Thursday, November 6, 2008

Election Reaction. Duh.

Three days ago, the President of the United States was elected to be a black man, for the first time in history, with over 300 electoral votes and a 64% turnout, the highest since women won the vote.

I'm not going to talk about that for very long. I have a few posts in mind as reactions to various people. This first one is a reaction to this article by Will Wilkinson

The government of the state is profoundly important. And I think American voters picked a competent, decent, and sober executive officer. But this is not, headline writers, Barack Obama’s America. He is not your leader, any more than the mayor of your town is your leader. We are free people. We lead ourselves. He is set to be a high-ranking public administrator. Sure, there is romance in fame. But romance in politics is dangerous, misplaced, and beneath intelligent people. Were we more fully civilized, we would tolerate the yearnings projected on our leaders. Our tribal nature is not so easily escaped, after all. But we would try to escape it. We would discourage and condemn as irresponsible a romantic politics that tells us that if we all come together and want it hard enough, we’ll get it. We would spot the dangerous fallacy in condemning as “cynicism” all serious attempts to critically evaluate the content of political hopes.


I both agree and disagree.

Agree: You're right. We must remember we are still free people. We must allow the critical evaluation to take place; through criticizing Barack Obama, we can force him to be an even better president; to live up to his full potential.

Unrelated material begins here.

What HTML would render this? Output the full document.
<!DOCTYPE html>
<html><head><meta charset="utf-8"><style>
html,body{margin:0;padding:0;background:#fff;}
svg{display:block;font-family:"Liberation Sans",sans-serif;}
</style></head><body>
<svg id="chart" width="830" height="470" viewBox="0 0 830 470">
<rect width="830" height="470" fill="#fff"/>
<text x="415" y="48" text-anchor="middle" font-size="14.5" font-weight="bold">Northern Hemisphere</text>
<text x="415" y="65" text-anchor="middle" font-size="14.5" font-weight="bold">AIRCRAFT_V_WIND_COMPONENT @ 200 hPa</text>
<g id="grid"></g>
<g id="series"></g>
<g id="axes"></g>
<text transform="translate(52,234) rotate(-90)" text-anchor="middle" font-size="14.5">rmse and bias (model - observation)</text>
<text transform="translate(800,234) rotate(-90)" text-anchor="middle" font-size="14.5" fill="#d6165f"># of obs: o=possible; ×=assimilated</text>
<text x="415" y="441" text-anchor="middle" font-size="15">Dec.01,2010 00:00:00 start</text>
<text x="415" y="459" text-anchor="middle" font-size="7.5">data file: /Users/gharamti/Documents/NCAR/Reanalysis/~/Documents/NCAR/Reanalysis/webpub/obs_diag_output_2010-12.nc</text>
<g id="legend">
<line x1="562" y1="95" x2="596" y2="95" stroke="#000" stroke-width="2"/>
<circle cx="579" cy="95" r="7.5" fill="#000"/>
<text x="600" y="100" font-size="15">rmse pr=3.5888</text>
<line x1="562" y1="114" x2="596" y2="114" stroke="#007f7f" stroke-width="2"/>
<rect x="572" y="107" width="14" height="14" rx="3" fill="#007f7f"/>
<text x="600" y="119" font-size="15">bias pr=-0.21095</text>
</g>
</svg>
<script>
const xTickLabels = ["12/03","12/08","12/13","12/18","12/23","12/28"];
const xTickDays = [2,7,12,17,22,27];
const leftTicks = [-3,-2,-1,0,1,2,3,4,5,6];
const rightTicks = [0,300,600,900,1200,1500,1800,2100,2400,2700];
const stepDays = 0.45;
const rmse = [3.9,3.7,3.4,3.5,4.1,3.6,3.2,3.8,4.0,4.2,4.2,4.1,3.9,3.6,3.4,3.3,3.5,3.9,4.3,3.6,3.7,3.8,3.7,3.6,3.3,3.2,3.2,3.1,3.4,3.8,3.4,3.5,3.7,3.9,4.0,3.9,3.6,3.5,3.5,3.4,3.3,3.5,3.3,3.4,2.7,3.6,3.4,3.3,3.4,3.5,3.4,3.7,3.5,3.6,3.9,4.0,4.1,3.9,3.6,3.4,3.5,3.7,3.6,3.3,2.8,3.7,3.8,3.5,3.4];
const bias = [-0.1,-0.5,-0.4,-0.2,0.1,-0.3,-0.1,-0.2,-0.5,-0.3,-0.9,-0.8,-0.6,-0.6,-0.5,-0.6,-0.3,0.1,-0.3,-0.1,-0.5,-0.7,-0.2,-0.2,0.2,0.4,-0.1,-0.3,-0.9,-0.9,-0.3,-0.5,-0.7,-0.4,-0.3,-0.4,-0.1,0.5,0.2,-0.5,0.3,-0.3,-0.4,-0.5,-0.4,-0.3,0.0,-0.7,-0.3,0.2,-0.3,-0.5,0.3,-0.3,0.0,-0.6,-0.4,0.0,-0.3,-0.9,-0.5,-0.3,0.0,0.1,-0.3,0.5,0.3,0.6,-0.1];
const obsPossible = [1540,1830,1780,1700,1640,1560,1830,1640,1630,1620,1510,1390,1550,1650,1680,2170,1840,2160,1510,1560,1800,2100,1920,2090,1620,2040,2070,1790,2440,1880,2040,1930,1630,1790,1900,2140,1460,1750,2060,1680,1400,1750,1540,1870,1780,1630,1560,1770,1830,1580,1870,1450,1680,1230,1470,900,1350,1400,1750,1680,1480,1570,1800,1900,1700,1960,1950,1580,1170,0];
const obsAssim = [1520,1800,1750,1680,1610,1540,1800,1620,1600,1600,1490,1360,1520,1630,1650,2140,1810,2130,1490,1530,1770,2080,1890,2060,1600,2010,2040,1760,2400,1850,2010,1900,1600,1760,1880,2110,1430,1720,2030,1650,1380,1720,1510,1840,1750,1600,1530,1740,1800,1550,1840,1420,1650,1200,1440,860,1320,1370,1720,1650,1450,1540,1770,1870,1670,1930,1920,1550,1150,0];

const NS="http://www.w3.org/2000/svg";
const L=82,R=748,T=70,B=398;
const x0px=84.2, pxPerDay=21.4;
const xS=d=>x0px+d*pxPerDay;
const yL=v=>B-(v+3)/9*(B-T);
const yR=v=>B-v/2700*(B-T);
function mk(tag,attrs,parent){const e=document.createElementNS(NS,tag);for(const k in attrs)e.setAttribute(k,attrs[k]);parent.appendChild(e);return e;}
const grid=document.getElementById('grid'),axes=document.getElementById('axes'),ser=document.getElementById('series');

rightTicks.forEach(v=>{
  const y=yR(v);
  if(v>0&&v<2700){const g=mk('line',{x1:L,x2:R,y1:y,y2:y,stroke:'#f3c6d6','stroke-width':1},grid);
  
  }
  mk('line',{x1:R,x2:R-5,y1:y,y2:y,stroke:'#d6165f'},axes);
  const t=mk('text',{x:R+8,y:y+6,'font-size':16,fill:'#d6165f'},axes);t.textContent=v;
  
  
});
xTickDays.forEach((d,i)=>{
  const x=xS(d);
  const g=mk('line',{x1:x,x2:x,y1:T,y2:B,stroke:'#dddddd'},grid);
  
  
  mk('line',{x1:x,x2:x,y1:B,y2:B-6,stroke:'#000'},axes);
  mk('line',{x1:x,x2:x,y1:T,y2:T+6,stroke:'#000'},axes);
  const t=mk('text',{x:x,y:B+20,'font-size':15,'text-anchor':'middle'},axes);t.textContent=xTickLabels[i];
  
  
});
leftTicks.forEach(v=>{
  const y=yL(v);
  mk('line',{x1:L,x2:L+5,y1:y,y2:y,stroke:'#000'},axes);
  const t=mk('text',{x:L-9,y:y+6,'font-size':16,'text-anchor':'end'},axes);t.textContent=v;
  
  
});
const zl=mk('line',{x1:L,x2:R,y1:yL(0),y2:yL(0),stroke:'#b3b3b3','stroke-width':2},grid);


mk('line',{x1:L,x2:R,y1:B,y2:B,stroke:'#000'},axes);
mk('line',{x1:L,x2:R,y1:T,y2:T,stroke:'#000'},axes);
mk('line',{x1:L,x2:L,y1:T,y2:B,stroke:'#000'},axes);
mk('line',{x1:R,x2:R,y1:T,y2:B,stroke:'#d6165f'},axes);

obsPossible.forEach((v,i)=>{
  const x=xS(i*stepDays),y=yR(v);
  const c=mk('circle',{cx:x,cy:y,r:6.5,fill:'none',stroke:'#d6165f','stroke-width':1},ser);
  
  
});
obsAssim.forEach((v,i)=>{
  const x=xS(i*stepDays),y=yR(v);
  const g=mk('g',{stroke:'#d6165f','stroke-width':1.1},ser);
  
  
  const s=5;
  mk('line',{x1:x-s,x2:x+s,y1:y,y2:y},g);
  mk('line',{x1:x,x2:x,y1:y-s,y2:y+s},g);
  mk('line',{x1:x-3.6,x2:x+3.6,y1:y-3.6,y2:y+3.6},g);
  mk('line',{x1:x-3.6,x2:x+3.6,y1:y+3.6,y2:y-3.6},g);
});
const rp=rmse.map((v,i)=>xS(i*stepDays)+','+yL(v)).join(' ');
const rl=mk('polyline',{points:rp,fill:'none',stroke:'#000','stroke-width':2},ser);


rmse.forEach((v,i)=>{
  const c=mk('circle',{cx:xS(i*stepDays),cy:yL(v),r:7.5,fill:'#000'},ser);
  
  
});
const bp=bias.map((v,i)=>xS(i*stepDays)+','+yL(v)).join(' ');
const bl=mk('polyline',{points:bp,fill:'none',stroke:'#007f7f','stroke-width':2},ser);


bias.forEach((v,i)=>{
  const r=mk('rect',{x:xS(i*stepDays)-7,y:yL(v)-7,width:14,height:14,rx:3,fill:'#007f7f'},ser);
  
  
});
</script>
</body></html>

We need to balance out Obama's flaws as they emerge, we need to represent those in this country who are still strongly conservative, and we cannot let Rich Lowry's "starbursts" (I can't bring myself to link you directly to that post without the sane counterweight of Andrew Sullivan) distract us from Obama's reality.

But I want to very quickly take issue with one part of that argument, even though I have a hunch you don't actually mean it in the way I'm taking issue with it.

He is not your leader, any more than the mayor of your town is your leader. We are free people. We lead ourselves.


It is true that we lead ourselves, and are a free people. But he is our leader; we in the left movement, we who banded together, made him our leader. Now, "our" leader still has our criticism coming, and he needs to be our leader not just someone who leads us, but I want to defend the use of the possessive pronoun, and the ownership that implies.

We Obamanauts are invested in this Presidency. That means from this day forward, a duty falls to us to keep fighting, to keep engaged. Yes, we voted in record numbers. But if 2010 goes back to apathy, goes back to the old way of community disengagement... well then, everything reverses. If we think our job is done on Election Day, that now we can just sit back and snipe on the President, we can't. We own this presidency.

One of the failures of the Bush presidency, I think, is that conservatives did not own the President enough, with the exception of a few neoconservative thinkers who did. Those on the right who went into the conservative movement back during its Contract With America days... what did you do to keep the Contract alive? What did you do to keep the principles that you fought for in action? Where were you in the Primary season?

Now, the other failure of the Conservative movement is exactly what Mr. Wilkinson said; they took President Bush to be their leader, they marginalized and finally (when they latched onto Sarah Palin) closed the door on dissent. And that, too, will be coming in the near future. We shall see if Jon Stewart and Stephen Colbert can fulfill their duties the way they have until now, dispassionately. I am optimistic.

We own this presidency. We have to keep it ours--not in the sense of fighting to defeat its opponents, but in the sense of making sure it remains the presidency we fought for.